* Written exercise *
Pull out each line of the data that includes the word "this".

* Entries supplied *

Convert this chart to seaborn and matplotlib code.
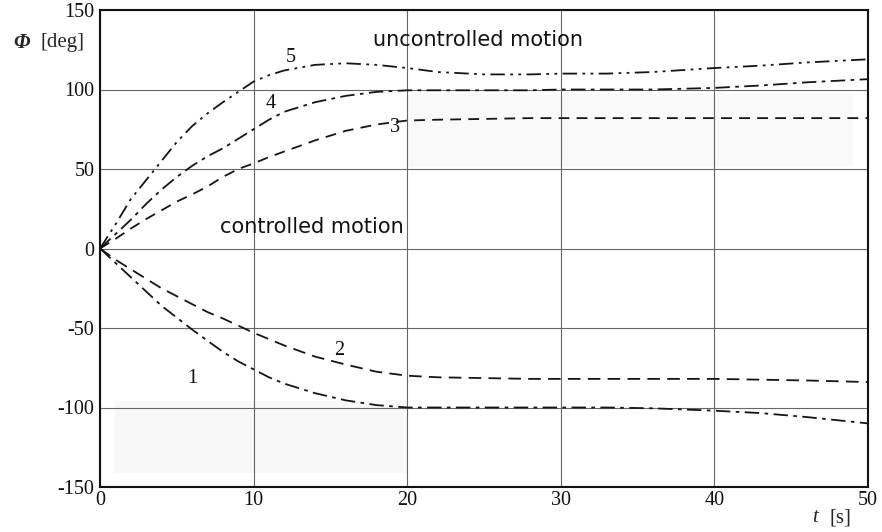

==

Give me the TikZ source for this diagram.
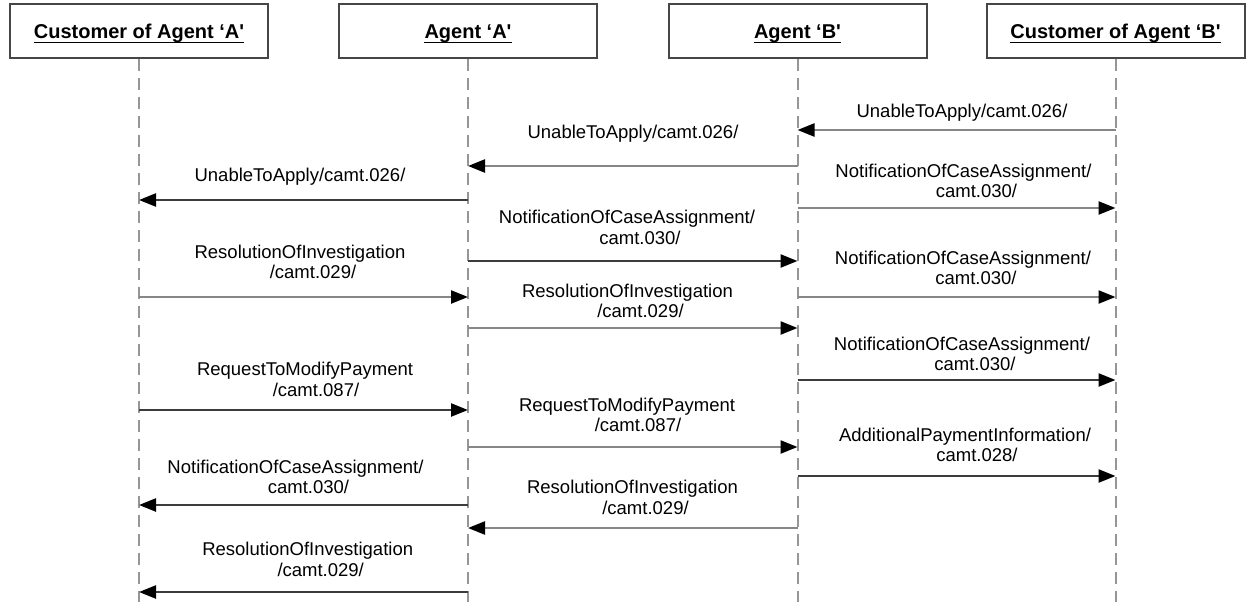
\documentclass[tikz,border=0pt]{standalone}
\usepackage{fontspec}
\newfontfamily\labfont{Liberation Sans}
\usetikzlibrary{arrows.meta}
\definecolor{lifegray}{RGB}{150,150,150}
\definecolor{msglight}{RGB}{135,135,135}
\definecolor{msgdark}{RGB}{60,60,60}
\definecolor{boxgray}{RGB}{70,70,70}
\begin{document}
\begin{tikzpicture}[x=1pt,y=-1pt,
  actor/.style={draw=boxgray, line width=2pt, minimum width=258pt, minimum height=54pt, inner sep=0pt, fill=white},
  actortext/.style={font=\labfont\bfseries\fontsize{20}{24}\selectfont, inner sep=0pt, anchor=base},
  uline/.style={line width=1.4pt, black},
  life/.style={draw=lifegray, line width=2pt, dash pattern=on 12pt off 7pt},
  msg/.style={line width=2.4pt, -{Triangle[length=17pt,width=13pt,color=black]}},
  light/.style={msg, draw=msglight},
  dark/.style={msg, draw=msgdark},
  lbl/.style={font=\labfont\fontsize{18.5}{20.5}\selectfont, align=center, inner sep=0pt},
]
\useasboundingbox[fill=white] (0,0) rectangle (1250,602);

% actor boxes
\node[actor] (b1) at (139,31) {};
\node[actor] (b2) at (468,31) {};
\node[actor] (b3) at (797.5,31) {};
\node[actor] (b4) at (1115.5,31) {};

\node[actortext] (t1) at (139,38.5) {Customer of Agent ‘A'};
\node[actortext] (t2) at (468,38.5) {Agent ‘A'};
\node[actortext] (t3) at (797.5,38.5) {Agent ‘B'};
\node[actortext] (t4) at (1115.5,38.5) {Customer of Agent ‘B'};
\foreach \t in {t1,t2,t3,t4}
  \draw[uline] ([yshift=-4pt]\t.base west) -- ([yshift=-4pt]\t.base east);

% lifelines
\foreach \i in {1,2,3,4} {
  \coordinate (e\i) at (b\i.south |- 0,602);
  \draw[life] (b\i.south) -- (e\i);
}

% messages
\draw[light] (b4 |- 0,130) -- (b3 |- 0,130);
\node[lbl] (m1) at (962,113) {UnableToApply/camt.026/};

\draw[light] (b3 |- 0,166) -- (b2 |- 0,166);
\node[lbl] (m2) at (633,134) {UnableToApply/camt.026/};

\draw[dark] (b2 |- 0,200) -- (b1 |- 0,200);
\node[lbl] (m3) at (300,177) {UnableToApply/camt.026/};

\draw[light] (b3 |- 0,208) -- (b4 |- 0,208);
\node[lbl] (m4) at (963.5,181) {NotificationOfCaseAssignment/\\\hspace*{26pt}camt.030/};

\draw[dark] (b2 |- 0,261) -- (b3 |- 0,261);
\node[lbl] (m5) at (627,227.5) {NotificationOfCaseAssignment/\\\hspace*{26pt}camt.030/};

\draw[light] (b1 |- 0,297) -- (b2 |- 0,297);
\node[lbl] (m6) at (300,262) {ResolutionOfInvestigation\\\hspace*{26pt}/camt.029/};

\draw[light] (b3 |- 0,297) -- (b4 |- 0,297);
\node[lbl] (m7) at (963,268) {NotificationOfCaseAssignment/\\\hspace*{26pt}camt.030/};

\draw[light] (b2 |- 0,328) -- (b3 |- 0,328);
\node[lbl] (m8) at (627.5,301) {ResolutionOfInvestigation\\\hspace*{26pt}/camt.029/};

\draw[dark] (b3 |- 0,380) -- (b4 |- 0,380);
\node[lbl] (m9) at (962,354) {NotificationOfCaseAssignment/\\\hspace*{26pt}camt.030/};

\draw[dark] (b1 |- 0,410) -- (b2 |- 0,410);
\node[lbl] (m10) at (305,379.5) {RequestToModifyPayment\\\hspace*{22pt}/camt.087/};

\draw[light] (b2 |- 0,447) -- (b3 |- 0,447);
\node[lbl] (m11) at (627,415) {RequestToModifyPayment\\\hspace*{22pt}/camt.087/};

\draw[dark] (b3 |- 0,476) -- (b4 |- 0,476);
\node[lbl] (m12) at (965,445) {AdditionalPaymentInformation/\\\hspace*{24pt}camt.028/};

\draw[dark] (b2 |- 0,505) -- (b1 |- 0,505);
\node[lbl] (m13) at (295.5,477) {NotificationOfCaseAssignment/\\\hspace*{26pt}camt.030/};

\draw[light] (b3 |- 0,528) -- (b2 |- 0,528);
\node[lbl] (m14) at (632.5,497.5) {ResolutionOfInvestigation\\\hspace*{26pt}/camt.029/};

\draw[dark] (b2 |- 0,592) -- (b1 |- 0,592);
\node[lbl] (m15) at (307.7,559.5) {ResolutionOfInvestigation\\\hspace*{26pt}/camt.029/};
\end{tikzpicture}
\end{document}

* Result *
Convert this chart to seaborn and matplotlib code.
Give me the TikZ source for this diagram.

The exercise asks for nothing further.